- Born: Daryl Van Dam March 5, 1934 Salt Lake City, Utah, U.S.
- Died: February 2, 2026 (aged 91) Salt Lake City, Utah, U.S.
- Occupations: Author, homemaker
- Writing career
- Genres: Homemaking, parenting, family living

= Daryl Hoole =

American author and public speaker (1934–2026)

Daryl Hoole (born Daryl Van Dam; March 5, 1934 – February 2, 2026) was an American author and public speaker. The main themes of her written works and speeches are home management and family living. She authored nine books and gave numerous lectures on these themes. Her bestselling book, The Art of Homemaking, remained in publication for 25 years.

==Life and career==
Daryl Hoole was an author and lecturer on home management and family living. She authored nine published books and lectured on this topic extensively throughout the United States and Canada. Hoole's lecturing included speaking at Education Week, a conference held at Brigham Young University, for close to 40 years.

Earlier in her life, she served as a Latter-day Saint missionary in the Netherlands, where her father presided as mission president. Years later, she served with her husband Hendricus (Hank) when he was called as mission president of that same mission. She served a third mission when she and her husband were called as welfare-humanitarian administrators for The Church of Jesus Christ of Latter-day Saints in Asia. Based in Hong Kong, Hoole and her husband traveled, taught, and provided service throughout much of Asia for two years. Other significant service contributions for Hoole included her service on the Church's General Board of its Primary organization.

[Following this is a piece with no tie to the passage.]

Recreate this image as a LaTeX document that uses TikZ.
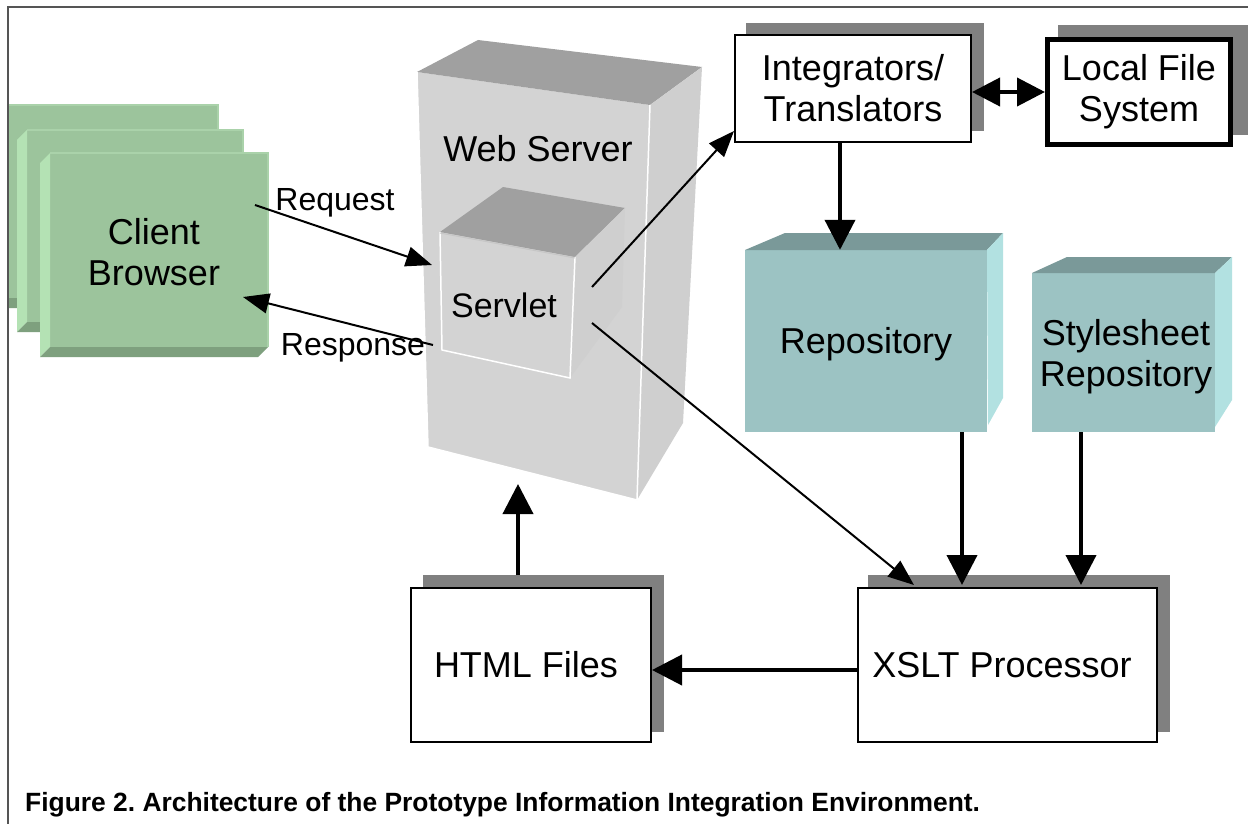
\documentclass[tikz,border=0pt]{standalone}
\usepackage{fontspec}
\setmainfont{Liberation Sans}
\usetikzlibrary{arrows.meta,calc}
\definecolor{gface}{RGB}{156,196,156}
\definecolor{glight}{RGB}{180,226,180}
\definecolor{gdark}{RGB}{126,160,126}
\definecolor{gedge}{RGB}{170,210,170}
\definecolor{sfront}{RGB}{211,211,211}
\definecolor{stop}{RGB}{160,160,160}
\definecolor{sright}{RGB}{207,207,207}
\definecolor{tfront}{RGB}{156,195,195}
\definecolor{ttop}{RGB}{122,153,153}
\definecolor{tright}{RGB}{178,225,225}
\definecolor{shadowgray}{RGB}{128,128,128}
\definecolor{framegray}{RGB}{85,85,85}
\newcommand\greenslab[4]{%
  \fill[gface] (#1,#2) rectangle (#3,#4);
  \draw[gedge, line width=1.5pt] (#1,#2) -- (#3,#2) -- (#3,#4);
  \fill[glight] (#1,#2) -- (#1-10,#2+10) -- (#1-10,#4+10) -- (#1,#4) -- cycle;
  \fill[gdark] (#1,#4) -- (#1-10,#4+10) -- (#3-10,#4+10) -- (#3,#4) -- cycle;
}
\frenchspacing
\begin{document}
\begin{tikzpicture}[x=1pt,y=-1pt,
  bigtext/.style={font=\fontsize{36}{41}\selectfont, align=center, inner sep=0},
  wbox/.style={draw=black, line width=2pt, fill=white, inner sep=0, align=center, font=\fontsize{36}{41}\selectfont},
  shadowbox/.style={fill=shadowgray},
  facebox/.style={inner sep=0},
  heavyarrow/.style={line width=4pt, -{Triangle[length=30pt,width=30pt]}},
  lightarrow/.style={line width=2pt, -{Triangle[length=26pt,width=20pt]}},
  smalllabel/.style={font=\fontsize{32}{36}\selectfont, inner sep=0},
]
\useasboundingbox (0,0) rectangle (1248,824);
\fill[white] (0,0) rectangle (1248,824);

% client browser stack
\begin{scope}
\clip (8,0) rectangle (1248,824);
\greenslab{4}{105}{218}{298}
\greenslab{27}{130}{243}{322}
\greenslab{50}{153}{268}{347}
\end{scope}
\node[facebox, minimum width=218pt, minimum height=194pt] (cb) at (159,250) {};
\node[bigtext] (cbtext) at (154,252) {Client\\Browser};

% web server
\fill[sfront] (417,72) -- (650,105) -- (637,500) -- (428,447) -- cycle;
\fill[stop] (417,72) -- (478,40) -- (702,67) -- (650,105) -- cycle;
\fill[sright] (650,105) -- (702,67) -- (683,423) -- (637,500) -- cycle;
\draw[white, line width=1.5pt] (417,72) -- (428,447) -- (637,500) -- (650,105);
\node[bigtext] (wslabel) at (538,149) {Web Server};

% servlet
\fill[sfront] (440,232) -- (575,257) -- (570,378) -- (442,350) -- cycle;
\fill[stop] (440,232) -- (503,187) -- (625,208) -- (575,257) -- cycle;
\fill[sright] (575,257) -- (625,208) -- (622,307) -- (570,378) -- cycle;
\draw[white, line width=1.5pt] (440,232) -- (442,350) -- (570,378) -- (575,257);
\draw[stop!60!white, line width=1pt] (440,233) -- (575,258);
\node[font=\fontsize{34}{38}\selectfont, inner sep=0] (svlabel) at (504,305) {Servlet};

% integrators
\fill[shadowbox] (746,23) rectangle (984,131);
\node[wbox, minimum width=236pt, minimum height=107pt] (integ) at (853,88.5) {Integrators/\\Translators};

% local file system
\fill[shadowbox] (1058,25) rectangle (1248,135);
\node[wbox, line width=5pt, minimum width=183pt, minimum height=105pt] (lfs) at (1139,92) {Local File\\System};

% repository
\node[facebox, fill=tfront, minimum width=242pt, minimum height=182pt] (repo) at (866,341) {};
\fill[ttop] (745,250) -- (785,233) -- (1003,233) -- (987,250) -- cycle;
\fill[tright] (987,250) -- (1003,233) -- (1003,398) -- (988,425) -- cycle;
\node[bigtext] (repotext) at (866,344) {Repository};

% stylesheet repository
\node[facebox, fill=tfront, minimum width=183pt, minimum height=159pt] (ss) at (1123.5,352.5) {};
\fill[ttop] (1032,273) -- (1067,257) -- (1232,257) -- (1215,273) -- cycle;
\fill[tright] (1215,273) -- (1232,257) -- (1232,400) -- (1215,427) -- cycle;
\node[bigtext] (sstext) at (1126,357) {Stylesheet\\Repository};

% HTML files
\fill[shadowbox] (423,575) rectangle (664,732);
\node[wbox, minimum width=240pt, minimum height=154pt] (html) at (531,665) {};
\node[bigtext] (htmltext) at (526,665) {HTML Files};

% XSLT processor
\fill[shadowbox] (868,575) rectangle (1170,732);
\node[wbox, minimum width=299pt, minimum height=154pt] (xslt) at (1007.5,665) {};
\node[bigtext] (xslttext) at (1002,665) {XSLT Processor};

% labels
\node[smalllabel] (reqlabel) at (335,203) {Request};
\node[smalllabel] (reslabel) at (353,348) {Response};

% coordinates
\coordinate (cbout) at (255,205);
\coordinate (cbin) at (243,297);
\coordinate (svin) at (432,265);
\coordinate (svout) at (433,345);
\coordinate (sv1) at (592,287);
\coordinate (sv2) at (592,323);
\coordinate (htop) at (518,575);
\coordinate (wsbot) at (518,484);

% connectors
\draw[lightarrow] (cbout) -- (svin);
\draw[lightarrow] (svout) -- (cbin);
\draw[lightarrow] (sv1) -- ($(integ.south west)+(0,-12)$);
\draw[lightarrow] (sv2) -- ($(xslt.north west)+(57,-2)$);
\draw[heavyarrow] ($(integ.south)+(-13,0)$) -- (repo.north -| 840,0);
\draw[line width=4pt, {Triangle[length=28pt,width=28pt]}-{Triangle[length=28pt,width=28pt]}] (integ.east |- lfs.west) -- (lfs.west);
\draw[heavyarrow] (repo.south -| 962,0) -- ($(xslt.north -| 962,0)+(0,-2)$);
\draw[heavyarrow] (ss.south -| 1081,0) -- ($(xslt.north -| 1081,0)+(0,-2)$);
\draw[heavyarrow] ($(xslt.west)+(0,5)$) -- ($(html.east |- xslt.west)+(0,5)$);
\draw[heavyarrow] (htop) -- (wsbot);

% frame
\draw[framegray, line width=2pt] (1248,7) -- (8,7) -- (8,824);

% caption
\node[anchor=base west, inner sep=0, font=\fontsize{26.4}{30}\selectfont\bfseries] (caption) at (25,811) {Figure 2. Architecture of the Prototype Information Integration Environment.};
\end{tikzpicture}
\end{document}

Hoole published her final book, The Art of Aging Joyfully, in her 90th year. She died on February 2, 2026, at the age of 91.

==Published works==
- The Art of Teaching Children, 1964
- With Sugar ‘N Spice (with Donette V. Ockey), 1966
- The Art of Homemaking, 1967
- The Joys of Homemaking, 1975
- Our Own Society, 1979
- A House of Order, 1984
- The Ultimate Career: The Art of Homemaking Today, 2005
- Little Things That Can Make A Big Difference (CD), 2008
- The Art of Aging Joyfully, 2023

==Fans==
Deseret Book reports that typical readers of Daryl Hoole’s publications are members of The Church of Jesus Christ of Latter-day Saints who place high importance on the value of home life and families; however, Daryl has followers in family-oriented people of diverse faiths and circumstances. Meridian Magazine asserts that, "Daryl Hoole is truly a master of the art of Homemaking."